Over the last several decades quantitative research on armed conflicts has become increasingly influential for theory building and policy making. However, this strain of research raises numerous ontological and methodological issues that receive relatively little attention from social scientists.  

First, much of the research is data-driven. The majority of studies of terrorism and insurgencies rely on a limited number of online databases, which were mostly compiled by journalists or from journalistic sources without rigorous protocols for data collection.  Indeed, a comparison between different databases that are aimed at documenting the same phenomenon reveals large discrepancies. 

Second, since the data was not collected for a particular study, scholars often are forced to ignore important variables, which could be highly relevant for the testing of their hypotheses, but are not present in the database. In many cases researchers rely on proxy variables in place of more appropriate or accurate variables, as well as on data that is coded at the aggregate (i.e. country), a practice that masks variations across time (i.e. days, months) and space (i.e. local, regional).

Third, due to data availability, the most frequent subject for research on terrorism and counterterrorism is the Arab-Israeli conflict, while Africa serves as the main hub for quantitative analyses of civil wars.  Given the focus on statistical analyses, much of the research on conflicts is conducted by scholars with greater knowledge of sophisticated statistical techniques than of the cases under consideration. 

The result has been a volume of statistically sophisticated research that lacks solid theoretical and substantive foundations.  In many cases, the lack of these pillars along with the limited quality of the data leads to distorted findings, flawed conclusions, and dangerous policy recommendations.

The project aims at addressing these problems through the creation of a multidisciplinary research group. We will work together on generating an innovative “high-definition” dataset of the Arab-Israeli conflict from 1936 to present. 

First, we will build a new “high definition” dataset on security-related incidents in the context of the Arab-Israeli conflict on a day-by-day basis.  We have complete coverage of all events and complete access to information in various forms, including print and online sources (in English and Hebrew).  Data sources include materials and documents, many of which have been released by the Israeli Defense Forces (IDF) and the Israeli police.

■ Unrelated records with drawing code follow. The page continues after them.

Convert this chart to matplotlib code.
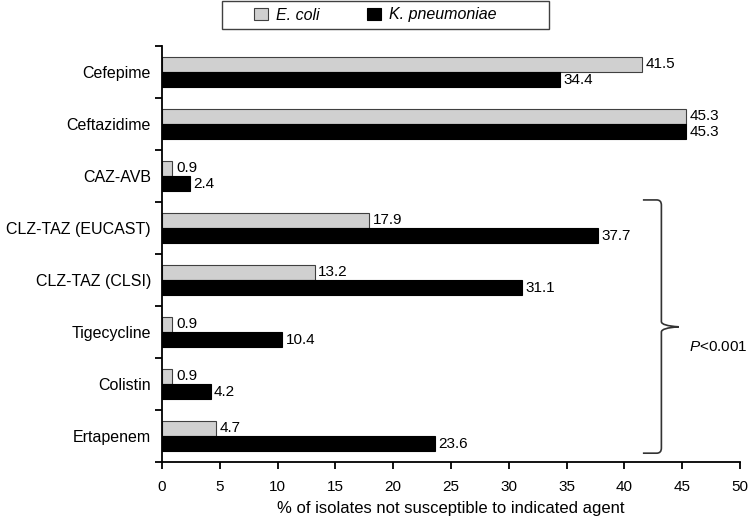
import matplotlib
matplotlib.use("Agg")
import matplotlib.pyplot as plt
from matplotlib.path import Path
import matplotlib.patches as patches
import numpy as np

plt.rcParams['font.family'] = ['Liberation Sans', 'DejaVu Sans']
plt.rcParams['mathtext.fontset'] = 'custom'
plt.rcParams['mathtext.it'] = 'Liberation Sans:italic'
plt.rcParams['mathtext.rm'] = 'Liberation Sans'

# Datos
agents = ["Cefepime", "Ceftazidime", "CAZ-AVB", "CLZ-TAZ (EUCAST)",
          "CLZ-TAZ (CLSI)", "Tigecycline", "Colistin", "Ertapenem"]
ecoli = [41.5, 45.3, 0.9, 17.9, 13.2, 0.9, 0.9, 4.7]
kpneu = [34.4, 45.3, 2.4, 37.7, 31.1, 10.4, 4.2, 23.6]
xticks = [0, 5, 10, 15, 20, 25, 30, 35, 40, 45, 50]

fig = plt.figure(figsize=(7.48, 5.2), dpi=100)
ax = fig.add_axes([0.2166, 0.1115, 0.7727, 0.8])

y = np.arange(len(agents))
h = 0.29
b1 = ax.barh(y - h / 2, ecoli, height=h, color='#d0d0d0', edgecolor='#404040',
             linewidth=0.8, label='E. coli')
b2 = ax.barh(y + h / 2, kpneu, height=h, color='black', edgecolor='black',
             linewidth=0.8, label='K. pneumoniae')

for yy, v in zip(y, ecoli):
    ax.text(v + 0.3, yy - h / 2, f"{v:.1f}", va='center', ha='left', fontsize=11)
for yy, v in zip(y, kpneu):
    ax.text(v + 0.3, yy + h / 2, f"{v:.1f}", va='center', ha='left', fontsize=11)

ax.set_ylim(len(agents) - 0.5, -0.5)
ax.set_xlim(0, 50)
ax.set_yticks(y)
ax.set_yticklabels(agents, fontsize=11.5)
ax.set_yticks(np.arange(-0.5, len(agents)), minor=True)
ax.tick_params(axis='y', which='major', length=0, pad=8)
ax.tick_params(axis='y', which='minor', length=5, width=1.3, direction='out')
ax.set_xticks(xticks)
ax.set_xticklabels([str(t) for t in xticks], fontsize=11)
ax.tick_params(axis='x', length=5, width=1.3, direction='out', pad=8)
ax.set_xlabel("% of isolates not susceptible to indicated agent", fontsize=12,
              labelpad=5)

for s in ['top', 'right']:
    ax.spines[s].set_visible(False)
for s in ['left', 'bottom']:
    ax.spines[s].set_linewidth(1.3)

# Llave a la derecha
x0, x1, xt = 41.6, 43.2, 44.7
ytop, ybot, ymid = 2.46, 7.33, 4.90
rx, ry = 0.4, 0.1
verts = [(x0, ytop), (x1 - rx, ytop), (x1, ytop), (x1, ytop + ry),
         (x1, ymid - ry), (x1, ymid - 0.02), (xt, ymid),
         (x1, ymid + 0.02), (x1, ymid + ry),
         (x1, ybot - ry), (x1, ybot), (x1 - rx, ybot), (x0, ybot)]
codes = [Path.MOVETO, Path.LINETO, Path.CURVE3, Path.CURVE3,
         Path.LINETO, Path.CURVE3, Path.CURVE3,
         Path.CURVE3, Path.CURVE3,
         Path.LINETO, Path.CURVE3, Path.CURVE3, Path.LINETO]
brace = patches.PathPatch(Path(verts, codes), fill=False, lw=1.2,
                          edgecolor='#333333', clip_on=False)
ax.add_patch(brace)
ax.text(45.6, 5.29, "$P$<0.001", fontsize=11, va='center', ha='left')

# Leyenda con recuadro propio
box = patches.Rectangle((222 / 748, 1 - 29 / 520), 327 / 748, 28 / 520,
                        transform=fig.transFigure, fill=False,
                        edgecolor='#404040', lw=1.0)
fig.patches.append(box)
leg = fig.legend(handles=[b1, b2], labels=['E. coli', 'K. pneumoniae'],
                 loc='center', bbox_to_anchor=(375 / 748, 1 - 15 / 520), ncol=2,
                 frameon=False, prop={'style': 'italic', 'size': 11.5},
                 handlelength=0.85, handleheight=0.85, handletextpad=0.5,
                 columnspacing=3.0, borderpad=0, borderaxespad=0)

fig.savefig("out.png", dpi=100)
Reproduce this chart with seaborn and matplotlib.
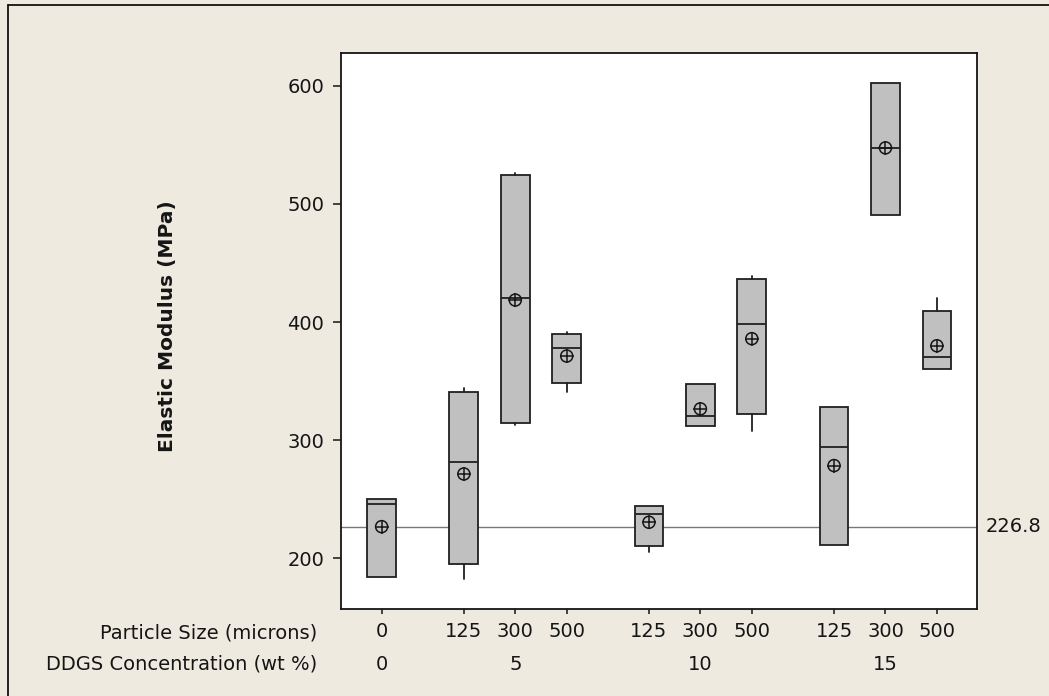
import matplotlib
matplotlib.use("Agg")
import numpy as np
import pandas as pd
import matplotlib.pyplot as plt
import matplotlib.transforms as mtransforms
from matplotlib.lines import Line2D
import seaborn as sns

# Elastic modulus (MPa) of DDGS composites by concentration and particle size
concentration = ["0", "5", "5", "5", "10", "10", "10", "15", "15", "15"]
particle_size = ["0", "125", "300", "500", "125", "300", "500", "125", "300", "500"]
whisker_low = [184.4, 182.5, 312.8, 340.5, 205.6, 312.4, 307.7, 211.4, 490.9, 360.1]
q1 = [184.4, 194.9, 314.8, 348.6, 210.4, 312.4, 321.8, 211.4, 490.9, 360.1]
median = [245.7, 281.3, 420.6, 377.7, 237.2, 320.3, 398.4, 294.2, 547.4, 370.5]
q3 = [250.2, 341.0, 524.7, 389.8, 244.3, 347.5, 436.6, 328.1, 602.6, 409.4]
whisker_high = [250.2, 344.4, 526.4, 391.8, 244.3, 347.5, 439.2, 328.1, 602.6, 420.7]
mean = [226.8, 271.4, 418.6, 371.2, 230.5, 326.5, 385.9, 278.5, 547.4, 379.9]
reference_value = 226.8

df = pd.DataFrame({
    "concentration": concentration,
    "particle_size": particle_size,
    "whislo": whisker_low, "q1": q1, "med": median,
    "q3": q3, "whishi": whisker_high, "mean": mean,
})

# slots along x: one per cell, with an extra gap between concentration groups
group_idx = pd.factorize(df["concentration"])[0]
df["pos"] = np.arange(len(df)) + 0.6 * group_idx

sns.set_style("white")
plt.rcParams["font.family"] = ["DejaVu Sans"]
plt.rcParams["font.size"] = 14

BG = "#EEEAE0"
INK = "#151515"
BOX_EDGE = "#202020"

fig = plt.figure(figsize=(10.49, 6.96), dpi=100, facecolor=BG)
ax = fig.add_axes([341 / 1049, 1 - 609 / 696, 636 / 1049, 556 / 696])
ax.set_facecolor("white")

stats = [
    dict(med=r.med, q1=r.q1, q3=r.q3, whislo=r.whislo, whishi=r.whishi,
         mean=r.mean, fliers=[])
    for r in df.itertuples()
]
ax.bxp(
    stats, positions=df["pos"], widths=0.56, patch_artist=True,
    showcaps=False, showfliers=False, showmeans=False,
    boxprops=dict(facecolor="#C0C0C0", edgecolor=BOX_EDGE, linewidth=1.3),
    medianprops=dict(color=BOX_EDGE, linewidth=1.3),
    whiskerprops=dict(color=BOX_EDGE, linewidth=1.3),
    zorder=3,
)

# mean symbol: open circle with crosshair
sns.scatterplot(x=df["pos"], y=df["mean"], marker="o", s=75, fc="none",
                ec=INK, linewidth=1.1, ax=ax, zorder=5, legend=False)
sns.scatterplot(x=df["pos"], y=df["mean"], marker="+", s=115, color=INK,
                linewidth=1.1, ax=ax, zorder=5, legend=False)

# reference line at the overall value
ax.axhline(reference_value, color="#777777", linewidth=1.0, zorder=2)
blend = mtransforms.blended_transform_factory(ax.transAxes, ax.transData)
ax.text(1.0 + 9 / 636, reference_value, f"{reference_value:.1f}",
        transform=blend, ha="left", va="center", fontsize=14, color=INK)

ax.set_xlim(-0.79, 11.58)
ax.set_ylim(157.1, 627.7)
ax.set_yticks([200, 300, 400, 500, 600])
ax.set_xticks(df["pos"])
ax.set_xticklabels(df["particle_size"])
ax.set_xlabel("")
ax.set_ylabel("Elastic Modulus (MPa)", fontsize=14.5, fontweight="bold",
              color=INK)
ax.yaxis.set_label_coords(-0.258, 0.508)

ax.tick_params(axis="y", direction="out", length=5.5, width=1.1, pad=6.5,
               labelsize=14, colors=INK, left=True)
ax.tick_params(axis="x", direction="out", length=3.4, width=1.1, pad=6,
               labelsize=14, colors=INK, bottom=True)
for side in ax.spines.values():
    side.set_color(INK)
    side.set_linewidth(1.3)
    side.set_visible(True)

# second row of x labels: concentration groups
xblend = mtransforms.blended_transform_factory(ax.transData, fig.transFigure)
group_centers = df.groupby("concentration", sort=False)["pos"].mean()
for label, xc in group_centers.items():
    ax.text(xc, 1 - 664 / 696, label, transform=xblend, ha="center",
            va="center", fontsize=14, color=INK)

fig.text(317 / 1049, 1 - 633 / 696, "Particle Size (microns)", ha="right",
         va="center", fontsize=14, color=INK)
fig.text(317 / 1049, 1 - 664 / 696, "DDGS Concentration (wt %)", ha="right",
         va="center", fontsize=14, color=INK)

# window frame edges along top and left
fig.add_artist(Line2D([8 / 1049, 1], [1 - 5 / 696, 1 - 5 / 696],
                      transform=fig.transFigure, color="#111111", lw=1.3))
fig.add_artist(Line2D([8 / 1049, 8 / 1049], [0, 1 - 5 / 696],
                      transform=fig.transFigure, color="#111111", lw=1.3))

fig.savefig("out.png", dpi=100, facecolor=BG)
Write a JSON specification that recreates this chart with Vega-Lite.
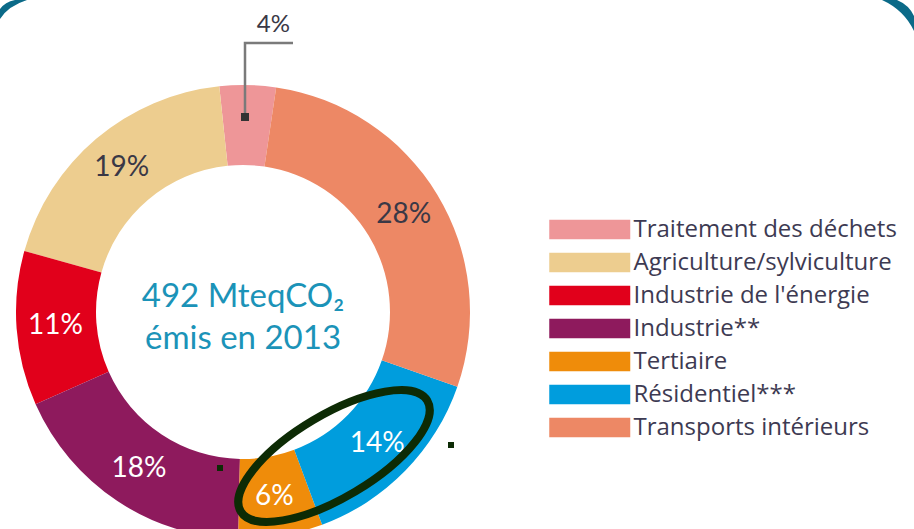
{
  "$schema": "https://vega.github.io/schema/vega-lite/v6.json",
  "width": 486,
  "height": 624,
  "padding": 0,
  "autosize": {"type": "pad"},
  "background": "white",
  "config": {"view": {"stroke": null}, "font": "Lato"},
  "data": {
    "values": [
      {"secteur": "Traitement des déchets", "part": 0.04, "rang": 1},
      {"secteur": "Agriculture/sylviculture", "part": 0.19, "rang": 2},
      {"secteur": "Industrie de l'énergie", "part": 0.11, "rang": 3},
      {"secteur": "Industrie**", "part": 0.18, "rang": 4},
      {"secteur": "Tertiaire", "part": 0.06, "rang": 5},
      {"secteur": "Résidentiel***", "part": 0.14, "rang": 6},
      {"secteur": "Transports intérieurs", "part": 0.28, "rang": 7}
    ]
  },
  "layer": [
    {
      "mark": {"type": "arc", "outerRadius": 227, "innerRadius": 147},
      "encoding": {
        "theta": {"field": "part", "type": "quantitative", "stack": true, "scale": {"range": [0.1466, 6.4298]}},
        "order": {"field": "rang", "type": "quantitative", "sort": "descending"},
        "color": {
          "field": "secteur", "type": "nominal",
          "scale": {
            "domain": ["Traitement des déchets", "Agriculture/sylviculture", "Industrie de l'énergie", "Industrie**", "Tertiaire", "Résidentiel***", "Transports intérieurs"],
            "range": ["#ee9698", "#edcd8f", "#e1001b", "#8e1a5d", "#ef8c0a", "#009ddd", "#ed8865"]
          },
          "legend": {
            "orient": "none", "legendX": 549, "legendY": 209, "title": null,
            "symbolType": "M-1,-0.48H3V0.48H-1Z", "symbolSize": 1640.25,
            "symbolStrokeWidth": 0, "symbolOpacity": 1,
            "labelFont": "Open Sans", "labelFontSize": 24, "labelColor": "#3d3a52",
            "labelOffset": 43.5, "rowPadding": -1.6, "padding": 0, "symbolOffset": 0, "labelLimit": 400
          }
        }
      }
    },
    {
      "mark": {"type": "text", "radius": 188, "font": "Lato", "fontSize": 28, "align": "center", "baseline": "middle"},
      "encoding": {
        "theta": {"field": "part", "type": "quantitative", "stack": true},
        "order": {"field": "rang", "type": "quantitative", "sort": "descending"},
        "detail": {"field": "secteur", "type": "nominal"},
        "text": {"condition": {"test": "datum.secteur === 'Traitement des déchets'", "value": ""}, "field": "part", "type": "quantitative", "format": ".0%"},
        "color": {"condition": {"test": "datum.secteur === 'Transports intérieurs' || datum.secteur === 'Agriculture/sylviculture'", "value": "#3a3846"}, "value": "#ffffff"}
      }
    },
    {
      "mark": {"type": "text", "radius": 260, "dx": 25, "dy": -27, "font": "Lato", "fontSize": 24, "align": "center", "baseline": "middle", "color": "#3a3846"},
      "encoding": {
        "theta": {"field": "part", "type": "quantitative", "stack": true},
        "order": {"field": "rang", "type": "quantitative", "sort": "descending"},
        "detail": {"field": "secteur", "type": "nominal"},
        "text": {"condition": {"test": "datum.secteur !== 'Traitement des déchets'", "value": ""}, "field": "part", "type": "quantitative", "format": ".0%"}
      }
    },
    {
      "data": {"values": [{"l1": "492 MteqCO₂", "l2": "émis en 2013"}]},
      "mark": {"type": "text", "font": "Lato", "fontSize": 33, "color": "#1b93b8", "align": "center", "baseline": "middle", "dy": -15},
      "encoding": {"text": {"field": "l1", "type": "nominal"}}
    },
    {
      "data": {"values": [{"l1": "492 MteqCO₂", "l2": "émis en 2013"}]},
      "mark": {"type": "text", "font": "Lato", "fontSize": 33, "color": "#1b93b8", "align": "center", "baseline": "middle", "dy": 27},
      "encoding": {"text": {"field": "l2", "type": "nominal"}}
    },
    {
      "data": {"values": [{}]},
      "mark": {"type": "point", "shape": "M2,-196V-269H50", "size": 4, "filled": false, "stroke": "#7a7a7a", "strokeWidth": 2.5, "opacity": 1},
      "encoding": {}
    },
    {
      "data": {"values": [{}]},
      "mark": {"type": "point", "shape": "M-2,-199h8v8h-8Z", "size": 4, "filled": true, "fill": "#333333", "strokeWidth": 0, "opacity": 1},
      "encoding": {}
    },
    {
      "data": {"values": [{}]},
      "mark": {"type": "point", "shape": "M-26,153h6v6h-6Z M205,130h6v6h-6Z", "size": 4, "filled": true, "fill": "#0d2b05", "strokeWidth": 0, "opacity": 1},
      "encoding": {}
    },
    {
      "data": {"values": [{}]},
      "mark": {"type": "point", "shape": "M184.3,88.6A108.5,41.5,-30.7,1,0,-2.3,199.4A108.5,41.5,-30.7,1,0,184.3,88.6Z", "size": 4, "filled": false, "stroke": "#0d2b05", "strokeWidth": 8, "opacity": 1},
      "encoding": {}
    },
    {
      "data": {"values": [{}]},
      "mark": {"type": "point", "shape": "M-228,-312L-216,-312Q-235,-306,-243,-293L-243,-303Q-238,-310,-228,-312Z M654,-312Q666,-307,671,-296L671,-281Q661,-302,639,-312Z", "size": 4, "filled": true, "fill": "#0b6a88", "strokeWidth": 0, "opacity": 1},
      "encoding": {}
    }
  ]
}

We have the ability to systematically document each and every event that took place within the realm of the Arab-Israeli conflict.  We will apply rigorous academic standards to our coding protocols and record every step that we take.  We will conceptualize and operationalize each variable based on the literature in the field.  For instance, if we discuss a terrorist attack, we will draw from the academic literature and, to the extent possible, apply consensual definitions in order to identify the cases that qualify as “terrorist attacks” (i.e. events that are “terrorist” rather than “insurgency,” “guerrilla warfare,” etc.).  When possible, we will use broad definitions so that we can incorporate as many cases as possible.  The dataset will account for the timing (day) and location (specific) of attacks in order to provide a more accurate picture of the conflict.  Given the rigor of the coding protocol, the quality of the data that we will use, and the transparency of our processes, we are confident that we will be able to provide an accurate, or “high definition,” quantitative picture of the Arab-Israeli conflict.  We will also collect raw data (more qualitative in nature) data that can be used to generate additional variables. 

Second, and consistent with the interdisciplinary nature of this project, we will produce a modular open-source dataset that can be used by scholars from a variety of disciplines.  Our project remains inductive to the extent that we gather data initially without a specific set of questions in mind; however, with a diverse group of researchers, we are confident that we can cover a wide variety of variables.  In addition, because we will also collect and document raw data for each event, other researchers whose questions are not supported by the data will be able to access the same original sources and add additional variables that are relevant to their research.  Additional variables may also be added in the same way as new questions are generated.  By doing this, we diminish the need for proxy variables (approximations) and aggregate (country-level, year-specific) variables. 

Third, another objective of this project is to offer an alternative methodological route for quantitative research on conflict related issues.  Our objective is to pave a path for averting the problems associated with relying on easily accessible or readily available data and then trying to overcome methodological problems through the use of sophisticated statistical analyses. We will do so by rigorously collecting and coding original data.  We believe that with better and more detailed data fewer problems are going to present themselves later in the research process.  And as a result, researchers can generate more accurate findings, more robust conclusions, and better-informed policy recommendations.  This project is focused on more than documenting the Arab-Israeli conflict it is also dedicated to facilitating an alternate way to conduct statistical analyses that is more transparent and more precise. 

This project builds on the intellectual exchange that science is all about—sharing ideas and generating accurate and detailed open-source data.  Eventually, these efforts will lead to much better outcomes in terms of research and the byproducts of this research.